The Naira recorded a loss of 82 Kobo or 0.06 per cent against the United States Dollar in the Nigerian Autonomous Foreign Exchange Market (NAFEX) on Friday, June 26, exchanging at N1,380.93/$1, in contrast to the previous day’s rate of N1,380.11/$1.

Equally, the domestic currency further weakened against the Pound Sterling in the official FX market yesterday by N6.06 to settle at N1,824.90/£1 versus the preceding session’s N1,818.84/£1, and lost N10.74 on the Euro to sell at N1,577 .58/€1 versus N1,566.84/€1.

At the GTBank forex counter, the Naira depreciated against the greenback during the session by N4 to close at N1,387/$1, in contrast to Thursday’s value of N1,383/$1, and at the parallel market, it was unchanged at N1,395/$1.

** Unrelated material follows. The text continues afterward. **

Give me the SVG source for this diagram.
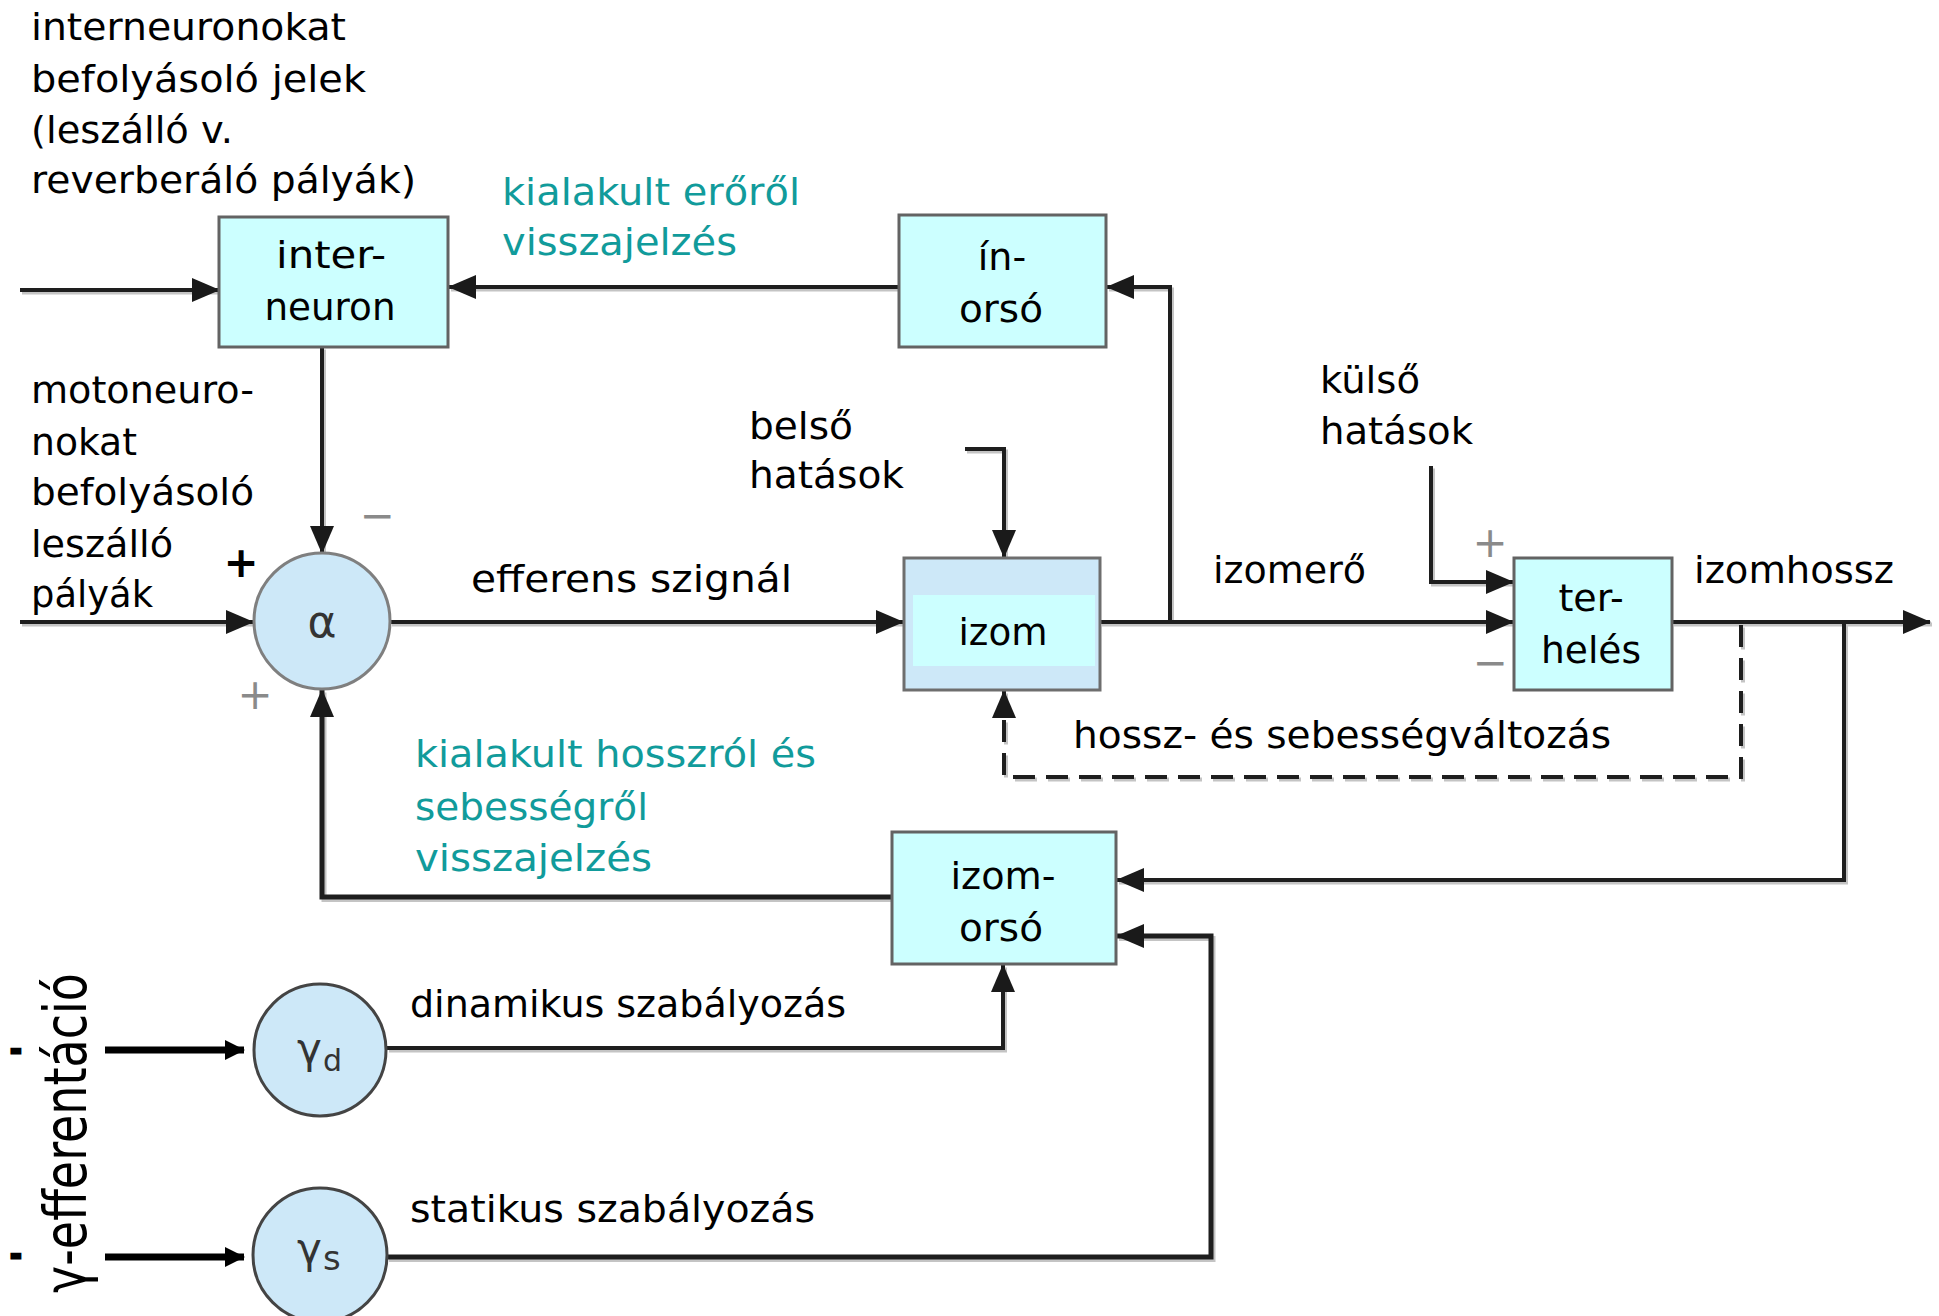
<svg xmlns="http://www.w3.org/2000/svg" xmlns:xlink="http://www.w3.org/1999/xlink" width="1939" height="1316" viewBox="0 0 1939 1316">
  <style>
    .lbl { font-family: "DejaVu Sans", "Liberation Sans", sans-serif; font-size: 38px; fill: #000; }
    .teal { fill: #119b9b; }
    .mid { text-anchor: middle; }
    .box { fill: #ccffff; stroke: #636363; stroke-width: 3; }
    .cell { fill: #cde8f8; stroke: #6e6e6e; stroke-width: 3; }
    .soma { fill: #cde8f8; stroke: #444; stroke-width: 3; }
    .sym { font-family: "DejaVu Sans", sans-serif; fill: #333; }
    .sign { font-family: "DejaVu Sans", sans-serif; fill: #8a8a8a; font-size: 42px; text-anchor: middle; dominant-baseline: central; }
    .wire { fill: none; stroke: #1e1e1e; stroke-width: 4; }
    .shade { fill: none; stroke: #c4c4c4; stroke-width: 4; }
  </style>
  <defs>
    <marker id="ah" markerUnits="userSpaceOnUse" viewBox="0 0 28 24" markerWidth="28" markerHeight="24" refX="27" refY="12" orient="auto">
      <path d="M0,0 L28,12 L0,24 Z" fill="#1a1a1a"/>
    </marker>
    <marker id="ah-small" markerUnits="userSpaceOnUse" viewBox="0 0 20 20" markerWidth="20" markerHeight="20" refX="19" refY="10" orient="auto">
      <path d="M0,0 L20,10 L0,20 Z" fill="#000"/>
    </marker>
    <!-- wire geometry, drawn twice: a pale offset copy and the dark line on top -->
    <g id="wire-paths">
      <path d="M20,290 H219"/>
      <path d="M899,287 H449"/>
      <path d="M1170,622 V287 H1107"/>
      <path d="M322,347 V553"/>
      <path d="M20,622 H253"/>
      <path d="M390,622 H903"/>
      <path d="M965,449 H1004 V557"/>
      <path d="M1100,622 H1513"/>
      <path d="M1431,466 V582 H1513"/>
      <path d="M1672,622 H1930"/>
      <path d="M1844,622 V880 H1117"/>
      <path d="M1741,625 V777 H1004 V691" stroke-dasharray="22 11"/>
      <path d="M892,897 H322 V690" stroke-width="5"/>
      <path d="M387,1048 H1003 V965"/>
      <path d="M387,1257 H1211 V936 H1117" stroke-width="5"/>
    </g>
  </defs>

  <rect width="1939" height="1316" fill="#fff"/>

  <!-- connectors -->
  <g id="connectors">
    <use xlink:href="#wire-paths" class="shade" transform="translate(2,2.5)"/>
    <use xlink:href="#wire-paths" class="wire" marker-end="url(#ah)"/>
    <path d="M105,1050 H244" fill="none" stroke="#000" stroke-width="7" marker-end="url(#ah-small)"/>
    <path d="M105,1257 H244" fill="none" stroke="#000" stroke-width="7" marker-end="url(#ah-small)"/>
  </g>

  <!-- nodes -->
  <g id="interneuron">
    <rect class="box" x="219" y="217" width="229" height="130"/>
    <text class="lbl mid" x="331" y="268" textLength="110" lengthAdjust="spacingAndGlyphs">inter-</text>
    <text class="lbl mid" x="330" y="320" textLength="131" lengthAdjust="spacingAndGlyphs">neuron</text>
  </g>

  <g id="in-orso">
    <rect class="box" x="899" y="215" width="207" height="132"/>
    <text class="lbl mid" x="1002" y="270">ín-</text>
    <text class="lbl mid" x="1001" y="322" textLength="84" lengthAdjust="spacingAndGlyphs">orsó</text>
  </g>

  <g id="alpha">
    <circle cx="322" cy="621" r="68" fill="#cde8f8" stroke="#7f7f7f" stroke-width="3"/>
    <text class="sym mid" x="322" y="637" font-size="44">α</text>
  </g>

  <g id="izom">
    <rect class="cell" x="904" y="558" width="196" height="132"/>
    <rect x="913" y="595" width="182" height="71" fill="#ccffff"/>
    <text class="lbl mid" x="1003" y="645" textLength="89" lengthAdjust="spacingAndGlyphs">izom</text>
  </g>

  <g id="terheles">
    <rect class="box" x="1514" y="558" width="158" height="132"/>
    <text class="lbl mid" x="1591" y="611">ter-</text>
    <text class="lbl mid" x="1591" y="663" textLength="100" lengthAdjust="spacingAndGlyphs">helés</text>
  </g>

  <g id="izom-orso">
    <rect class="box" x="892" y="832" width="224" height="132"/>
    <text class="lbl mid" x="1003" y="889" textLength="105" lengthAdjust="spacingAndGlyphs">izom-</text>
    <text class="lbl mid" x="1001" y="941" textLength="84" lengthAdjust="spacingAndGlyphs">orsó</text>
  </g>

  <!-- gamma motoneurons: letter plus its index -->
  <g id="gamma-d">
    <circle class="soma" cx="320" cy="1050" r="66"/>
    <text class="sym" x="297" y="1063" font-size="42">γ</text>
    <text class="sym" x="323" y="1071" font-size="30">d</text>
  </g>

  <g id="gamma-s">
    <circle class="soma" cx="320" cy="1255" r="67"/>
    <text class="sym" x="297" y="1263" font-size="42">γ</text>
    <text class="sym" x="323" y="1270" font-size="34">s</text>
  </g>

  <!-- signs at the summing points -->
  <g id="signs">
    <text class="sign" x="241" y="562" style="fill:#000;font-weight:bold" font-size="38">+</text>
    <text class="sign" x="377" y="515" font-size="46">−</text>
    <text class="sign" x="255" y="694">+</text>
    <text class="sign" x="1490" y="542">+</text>
    <text class="sign" x="1490" y="662" font-size="46">−</text>
  </g>

  <!-- labels -->
  <g id="labels">
    <text class="lbl" x="31" y="40" textLength="315" lengthAdjust="spacingAndGlyphs">interneuronokat</text>
    <text class="lbl" x="31" y="92" textLength="335" lengthAdjust="spacingAndGlyphs">befolyásoló jelek</text>
    <text class="lbl" x="31" y="143" textLength="202" lengthAdjust="spacingAndGlyphs">(leszálló v.</text>
    <text class="lbl" x="31" y="193" textLength="385" lengthAdjust="spacingAndGlyphs">reverberáló pályák)</text>

    <text class="lbl teal" x="502" y="205" textLength="298" lengthAdjust="spacingAndGlyphs">kialakult erőről</text>
    <text class="lbl teal" x="502" y="255" textLength="235" lengthAdjust="spacingAndGlyphs">visszajelzés</text>

    <text class="lbl" x="31" y="403" textLength="223" lengthAdjust="spacingAndGlyphs">motoneuro-</text>
    <text class="lbl" x="31" y="455" textLength="106" lengthAdjust="spacingAndGlyphs">nokat</text>
    <text class="lbl" x="31" y="505" textLength="223" lengthAdjust="spacingAndGlyphs">befolyásoló</text>
    <text class="lbl" x="31" y="557" textLength="142" lengthAdjust="spacingAndGlyphs">leszálló</text>
    <text class="lbl" x="31" y="607" textLength="122" lengthAdjust="spacingAndGlyphs">pályák</text>

    <text class="lbl" x="749" y="439" textLength="104" lengthAdjust="spacingAndGlyphs">belső</text>
    <text class="lbl" x="749" y="488" textLength="155" lengthAdjust="spacingAndGlyphs">hatások</text>

    <text class="lbl" x="1320" y="393" textLength="100" lengthAdjust="spacingAndGlyphs">külső</text>
    <text class="lbl" x="1320" y="444" textLength="153" lengthAdjust="spacingAndGlyphs">hatások</text>

    <text class="lbl" x="471" y="592" textLength="321" lengthAdjust="spacingAndGlyphs">efferens szignál</text>
    <text class="lbl" x="1213" y="583" textLength="153" lengthAdjust="spacingAndGlyphs">izomerő</text>
    <text class="lbl" x="1694" y="583" textLength="200" lengthAdjust="spacingAndGlyphs">izomhossz</text>
    <text class="lbl" x="1073" y="748" textLength="538" lengthAdjust="spacingAndGlyphs">hossz- és sebességváltozás</text>

    <text class="lbl teal" x="415" y="767" textLength="401" lengthAdjust="spacingAndGlyphs">kialakult hosszról és</text>
    <text class="lbl teal" x="415" y="820" textLength="233" lengthAdjust="spacingAndGlyphs">sebességről</text>
    <text class="lbl teal" x="415" y="871" textLength="237" lengthAdjust="spacingAndGlyphs">visszajelzés</text>

    <text class="lbl" x="410" y="1017" textLength="436" lengthAdjust="spacingAndGlyphs">dinamikus szabályozás</text>
    <text class="lbl" x="410" y="1222" textLength="405" lengthAdjust="spacingAndGlyphs">statikus szabályozás</text>

    <text class="lbl" transform="translate(86,1293) rotate(-90)" style="font-size:58px" textLength="320" lengthAdjust="spacingAndGlyphs">γ-efferentáció</text>
    <text class="lbl mid" x="16" y="1059" style="font-size:26px;font-weight:bold" stroke="#000" stroke-width="3">-</text>
    <text class="lbl mid" x="16" y="1264" style="font-size:26px;font-weight:bold" stroke="#000" stroke-width="3">-</text>
  </g>
</svg>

Interbank FX activity among financial institutions has fluctuated amid a sharp slowdown in forex market interventions by the Central Bank of Nigeria (CBN), as it allows demand and supply to move the market.

Also, a stronger greenback has generally put significant pressure on emerging-market currencies.

Nigeria has accessed the first tranche of a proposed $5 billion derivatives financing arrangement with First Abu Dhabi Bank PJSC, the largest lender in the United Arab Emirates (UAE).

The $5 billion facility, approved by the National Assembly earlier this year, is part of the federal government’s plan to diversify external financing sources and reduce borrowing costs. Structured as a Total Return Swap with First Abu Dhabi Bank, proceeds are earmarked for refinancing debt and supporting infrastructure financing.

If the proceeds are brought into the country through the official FX market, the transaction will increase the currency reserves or Dollar liquidity.

At the cryptocurrency market, Solana (SOL) grew by 2.2 per cent to $71.92, Cardano (ADA) gained 1.1 per cent to trade at $0.1474, Ripple (XRP) also appreciated by 1.1 per cent to $1.05, Dogecoin (DOGE) expanded by 0.9 per cent to $0.0755, and Ethereum (ETH) improved by 0.4 per cent to $1,578.84.

On the flip side, TRON (TRX) slid 0.6 per cent to $0.3203, Binance Coin (BNB) slumped by 0.3 per cent to $564.33, and Bitcoin fell by 0.2 per cent to $60,219.37, while the US Dollar Tether (USDT) and the US Dollar Coin (USDC) traded flat at $1.00 each.